— Start Given material —

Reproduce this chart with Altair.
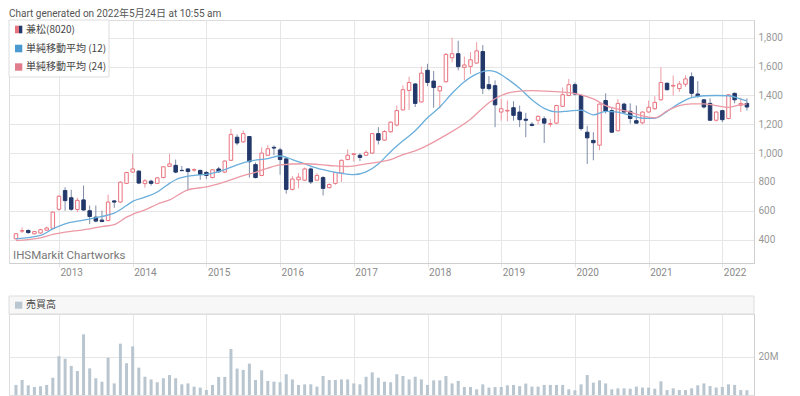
import json
import altair as alt
import pandas as pd

# ---------------- data (monthly, 2012-06 .. 2022-05) ----------------
opens = [405, 458, 463, 440, 445, 465, 478, 610, 740, 690, 608, 675, 600, 555, 535, 532, 668, 660, 790, 868,
         875, 788, 805, 790, 830, 908, 915, 880, 890, 882, 880, 866, 830, 890, 868, 950, 1110, 1078, 1115, 920,
         845, 985, 1040, 1022, 960, 748, 815, 812, 890, 812, 830, 760, 790, 860, 955, 990, 985, 985, 1000, 1135,
         1090, 1148, 1195, 1300, 1435, 1480, 1355, 1575, 1500, 1432, 1495, 1662, 1690, 1595, 1602, 1625, 1705, 1475, 1468, 1285,
         1292, 1315, 1285, 1235, 1200, 1228, 1238, 1200, 1208, 1325, 1400, 1475, 1400, 1145, 1088, 1055, 1365, 1295, 1155, 1340,
         1290, 1225, 1210, 1285, 1308, 1370, 1485, 1465, 1448, 1478, 1530, 1410, 1370, 1345, 1228, 1295, 1240, 1415, 1332, 1345]
highs = [445, 485, 470, 460, 475, 490, 595, 710, 763, 745, 690, 775, 636, 636, 600, 712, 675, 805, 870, 995,
         880, 820, 815, 835, 910, 995, 955, 910, 895, 895, 885, 875, 890, 905, 950, 1168, 1130, 1157, 1118, 935,
         1040, 1055, 1054, 1037, 965, 840, 860, 900, 900, 860, 840, 790, 870, 955, 1025, 1000, 1000, 1020, 1140, 1180,
         1160, 1220, 1330, 1470, 1530, 1485, 1600, 1620, 1570, 1470, 1695, 1800, 1780, 1670, 1700, 1770, 1750, 1535, 1505, 1375,
         1365, 1360, 1330, 1280, 1215, 1262, 1255, 1238, 1335, 1455, 1515, 1490, 1405, 1190, 1145, 1345, 1415, 1320, 1375, 1350,
         1345, 1330, 1290, 1365, 1395, 1595, 1490, 1538, 1500, 1540, 1560, 1500, 1375, 1380, 1290, 1300, 1410, 1420, 1385, 1380]
lows = [400, 445, 440, 435, 440, 460, 472, 600, 600, 600, 590, 600, 507, 520, 520, 525, 620, 655, 785, 862,
        785, 760, 775, 785, 825, 905, 860, 875, 740, 870, 815, 820, 825, 865, 860, 945, 1055, 1070, 830, 825,
        840, 980, 985, 850, 718, 740, 755, 805, 785, 805, 706, 755, 780, 800, 950, 940, 945, 980, 995, 1060,
        1085, 1140, 1185, 1295, 1300, 1320, 1350, 1465, 1315, 1310, 1490, 1630, 1575, 1505, 1550, 1620, 1410, 1435, 1180, 1225,
        1220, 1225, 1180, 1110, 1185, 1200, 1070, 1180, 1200, 1320, 1395, 1400, 1155, 925, 950, 1020, 1275, 1140, 1150, 1275,
        1205, 1205, 1200, 1280, 1300, 1365, 1435, 1400, 1425, 1460, 1390, 1385, 1310, 1225, 1220, 1215, 1235, 1345, 1285, 1295]
closes = [440, 462, 448, 455, 468, 480, 590, 700, 670, 610, 672, 605, 560, 528, 525, 660, 660, 798, 865, 890,
          792, 808, 790, 828, 905, 925, 868, 878, 872, 885, 852, 845, 884, 870, 945, 1130, 1070, 1135, 940, 830,
          1000, 1030, 1035, 955, 748, 820, 833, 890, 800, 845, 755, 782, 865, 950, 985, 995, 970, 1005, 1135, 1090,
          1150, 1215, 1295, 1440, 1490, 1345, 1555, 1490, 1455, 1462, 1685, 1690, 1600, 1612, 1648, 1710, 1450, 1448, 1335, 1308,
          1297, 1262, 1232, 1228, 1192, 1255, 1208, 1205, 1330, 1405, 1475, 1410, 1170, 1106, 1072, 1340, 1292, 1145, 1345, 1285,
          1240, 1208, 1285, 1318, 1352, 1490, 1440, 1470, 1480, 1515, 1415, 1393, 1320, 1228, 1285, 1232, 1405, 1370, 1345, 1320]
volumes_m = [5.3, 7.9, 5.1, 4.2, 4.6, 5.3, 9.1, 20.4, 19.1, 15.3, 12.6, 31.9, 14.0, 8.8, 7.0, 19.6, 6.1, 27.0, 16.7, 25.6,
             14.4, 9.6, 8.2, 6.7, 8.8, 10.5, 8.8, 5.6, 6.1, 4.4, 3.9, 2.6, 5.3, 9.5, 9.5, 24.2, 13.9, 13.2, 16.5, 7.9,
             13.0, 7.4, 7.0, 6.7, 10.9, 8.2, 5.3, 5.6, 5.6, 4.4, 10.0, 7.9, 7.9, 8.2, 8.2, 6.1, 5.6, 9.6, 11.9, 9.1,
             7.0, 6.7, 10.9, 10.0, 8.2, 9.6, 8.2, 5.3, 7.7, 7.7, 10.0, 6.1, 7.4, 4.2, 4.2, 3.0, 5.6, 3.9, 4.2, 4.2,
             5.1, 5.3, 4.7, 6.0, 4.4, 4.4, 5.3, 5.3, 5.3, 5.3, 3.0, 2.5, 5.6, 10.5, 6.5, 7.7, 6.1, 3.0, 3.5, 3.5,
             3.3, 4.4, 3.9, 3.9, 3.3, 7.2, 2.6, 3.5, 2.6, 2.6, 3.5, 5.1, 6.1, 4.7, 3.9, 4.2, 5.6, 5.3, 2.6, 2.5]

ma12_idx = [0, 4, 6, 8, 11, 14, 16, 18, 19, 21, 23, 24, 25, 26, 29, 31, 34, 36, 38, 41, 43, 45, 47, 49, 51, 53, 55, 57, 59,
            61, 63, 65, 67, 69, 71, 73, 75, 77, 78, 80, 82, 84, 86, 88, 90, 92, 94, 96, 98, 100, 102, 104, 106, 108, 110,
            112, 114, 116, 118, 119]
ma12_val = [405, 428, 474, 509, 535, 560, 583, 636, 665, 694, 730, 760, 790, 815, 845, 852, 885, 918, 944, 962, 980, 955,
            925, 895, 875, 860, 851, 870, 925, 1010, 1085, 1155, 1245, 1320, 1415, 1495, 1550, 1573, 1565, 1515, 1450, 1370,
            1310, 1286, 1292, 1298, 1265, 1290, 1285, 1262, 1242, 1242, 1290, 1345, 1385, 1398, 1400, 1398, 1375, 1362]
ma24_idx = [0, 4, 6, 8, 11, 14, 16, 18, 19, 21, 23, 25, 28, 31, 34, 37, 39, 41, 43, 47, 51, 54, 57, 59, 61, 63, 65, 70, 74,
            77, 79, 81, 84, 87, 90, 92, 94, 96, 98, 100, 102, 104, 106, 108, 110, 112, 114, 116, 118, 119]
ma24_val = [393, 412, 435, 451, 467, 490, 504, 555, 575, 606, 645, 675, 745, 765, 800, 844, 867, 895, 918, 926, 914, 907,
            925, 937, 955, 990, 1015, 1125, 1235, 1350, 1400, 1425, 1434, 1428, 1420, 1405, 1377, 1330, 1305, 1285, 1258,
            1245, 1293, 1330, 1342, 1342, 1330, 1318, 1337, 1342]

year_labels = ["2013", "2014", "2015", "2016", "2017", "2018", "2019", "2020", "2021", "2022"]
jan_idx = [7, 19, 31, 43, 55, 67, 79, 91, 103, 115]
price_ticks = [400, 600, 800, 1000, 1200, 1400, 1600, 1800]
price_labels = ["400", "600", "800", "1,000", "1,200", "1,400", "1,600", "1,800"]

title_text = "Chart generated on 2022年5月24日 at 10:55 am"
legend_labels = ["兼松(8020)", "単純移動平均 (12)", "単純移動平均 (24)"]
volume_label = "売買高"
watermark = "IHSMarkit Chartworks"

# ---------------- styling ----------------
UP = "#e8727e"
UP_WICK = "#ee9aa2"
DOWN = "#22386a"
DOWN_WICK = "#7f8ca8"
BLUE = "#6aaedb"
PINK = "#eb9aa6"
VOLC = "#b9c6d0"
GRID = "#e6e6e6"
LATIN = "Roboto, 'Noto Sans CJK JP'"
CJK = "'Noto Sans CJK JP', Roboto"

W = 745
H_TOP = 243
H_VOL = 81
XDOM = [-0.32, 119.34]
YDOM = [237, 1924]
VDOM = [0, 42.6]

n = len(opens)
candles = pd.DataFrame({
    "idx": list(range(n)), "open": opens, "high": highs, "low": lows, "close": closes,
})
candles["dir"] = ["up" if c >= o else "down" for o, c in zip(opens, closes)]
candles["lo"] = candles[["open", "close"]].min(axis=1)
candles["hi"] = candles[["open", "close"]].max(axis=1)
vol = pd.DataFrame({"idx": list(range(n)), "vol": volumes_m})
ma12 = pd.DataFrame({"idx": ma12_idx, "v": ma12_val})
ma24 = pd.DataFrame({"idx": ma24_idx, "v": ma24_val})
one = pd.DataFrame({"k": [0]})

year_expr = json.dumps(dict(zip([str(v) for v in jan_idx], year_labels)))
price_expr = json.dumps(dict(zip([str(v) for v in price_ticks], price_labels)))

xs = alt.Scale(domain=XDOM, nice=False, zero=False)
ys = alt.Scale(domain=YDOM, nice=False, zero=False)
x_axis = alt.Axis(values=jan_idx, labelExpr=f"{year_expr}[''+datum.value]",
                  grid=True, gridColor=GRID, tickSize=4, tickColor=GRID,
                  domainColor="#cfcfcf", labelAlign="left", labelOffset=1, labelPadding=0,
                  labelColor="#8a8a8a", labelFontSize=10, labelFont=LATIN, labelBaseline="top",
                  labelOverlap=False, orient="bottom")
y_axis = alt.Axis(orient="right", values=price_ticks, labelExpr=f"{price_expr}[''+datum.value]",
                  grid=True, gridColor=GRID, ticks=False, labelPadding=4, domainColor="#cfcfcf",
                  labelColor="#999999", labelFontSize=10, labelFont=LATIN, labelOverlap=False,
                  labelBaseline="middle")


def X(field):
    return alt.X(field, type="quantitative", scale=xs, title=None, axis=x_axis)


def Y(field):
    return alt.Y(field, type="quantitative", scale=ys, title=None, axis=y_axis)


wicks = alt.Chart(candles).mark_rule(strokeWidth=1).encode(
    x=X("idx"), y=Y("low"), y2="high:Q",
    color=alt.Color("dir:N", scale=alt.Scale(domain=["up", "down"], range=[UP_WICK, DOWN_WICK]), legend=None),
)
bodies = alt.Chart(candles).mark_bar(width=3.5, strokeWidth=1).encode(
    x=X("idx"), y=Y("lo"), y2="hi:Q",
    fill=alt.Fill("dir:N", scale=alt.Scale(domain=["up", "down"], range=["#ffffff", DOWN]), legend=None),
    stroke=alt.Stroke("dir:N", scale=alt.Scale(domain=["up", "down"], range=[UP, DOWN]), legend=None),
)
line12 = alt.Chart(ma12).mark_line(color=BLUE, strokeWidth=1.3, interpolate="monotone").encode(
    x=X("idx"), y=Y("v"))
line24 = alt.Chart(ma24).mark_line(color=PINK, strokeWidth=1.3, interpolate="monotone").encode(
    x=X("idx"), y=Y("v"))


def txt(s, x, y, size, color, font):
    return alt.Chart(one).mark_text(text=s, align="left", baseline="middle", fontSize=size,
                                    color=color, font=font).encode(x=alt.value(x), y=alt.value(y))


def box(x1, x2, y1, y2, fill, stroke=None):
    kw = {"fill": fill}
    if stroke:
        kw["stroke"] = stroke
        kw["strokeWidth"] = 1
    return alt.Chart(one).mark_rect(**kw).encode(
        x=alt.value(x1), x2=alt.value(x2), y=alt.value(y1), y2=alt.value(y2))


legend_layers = [
    box(0, 100, 0, 57, "#ffffff", "#dddddd"),
    box(6, 10, 5.7, 13.3, UP), box(10, 13.3, 5.7, 13.3, DOWN),
    box(6, 13.3, 24.7, 32.3, "#4a9ad0"),
    box(6, 13.3, 43.3, 50.7, "#e07c8c"),
    txt(legend_labels[0], 17, 9.5, 10, "#444444", CJK),
    txt(legend_labels[1], 17, 28.5, 10, "#444444", CJK),
    txt(legend_labels[2], 17, 47, 10, "#444444", CJK),
]

top = alt.layer(
    wicks, bodies, line12, line24,
    *legend_layers,
    txt(watermark, 4, H_TOP - 7, 11.5, "#777777", LATIN),
    txt(title_text, 0, -6, 10, "#555555", LATIN),
).properties(width=W, height=H_TOP)

x_vol = alt.X("idx:Q", scale=xs, title=None,
              axis=alt.Axis(values=jan_idx, labels=False, ticks=False, domain=False, grid=True, gridColor=GRID))
vol_bars = alt.Chart(vol).mark_bar(width=3, color=VOLC).encode(
    x=x_vol,
    y=alt.Y("vol:Q", scale=alt.Scale(domain=VDOM, nice=False), title=None,
            axis=alt.Axis(orient="right", values=[20], labelExpr="datum.value + 'M'", grid=True, gridColor=GRID,
                          ticks=False, labelPadding=4, domainColor="#cfcfcf", labelColor="#999999",
                          labelFontSize=10, labelFont=LATIN)),
)
bottom = alt.layer(
    vol_bars,
    box(0, W, -18, 0, "#f7f7f7", "#dddddd"),
    box(6, 13.3, -12.3, -5.3, VOLC),
    txt(volume_label, 17, -9, 10, "#444444", CJK),
).properties(width=W, height=H_VOL)

chart = alt.vconcat(top, bottom, spacing=17).properties(
    padding={"left": 0, "top": 0, "right": 0, "bottom": 0}
).configure_view(stroke="#dddddd").configure(font="Roboto")

chart.save("out.html", embed_options={"renderer": "svg", "actions": False})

— End Given material —

**Exercise instructions**
Write out an exact copy of the listing, first line through the line containing "import pandas as pd", with the pictures left out.

**Task solution**
Reproduce this chart with Altair.
import json
import altair as alt
import pandas as pd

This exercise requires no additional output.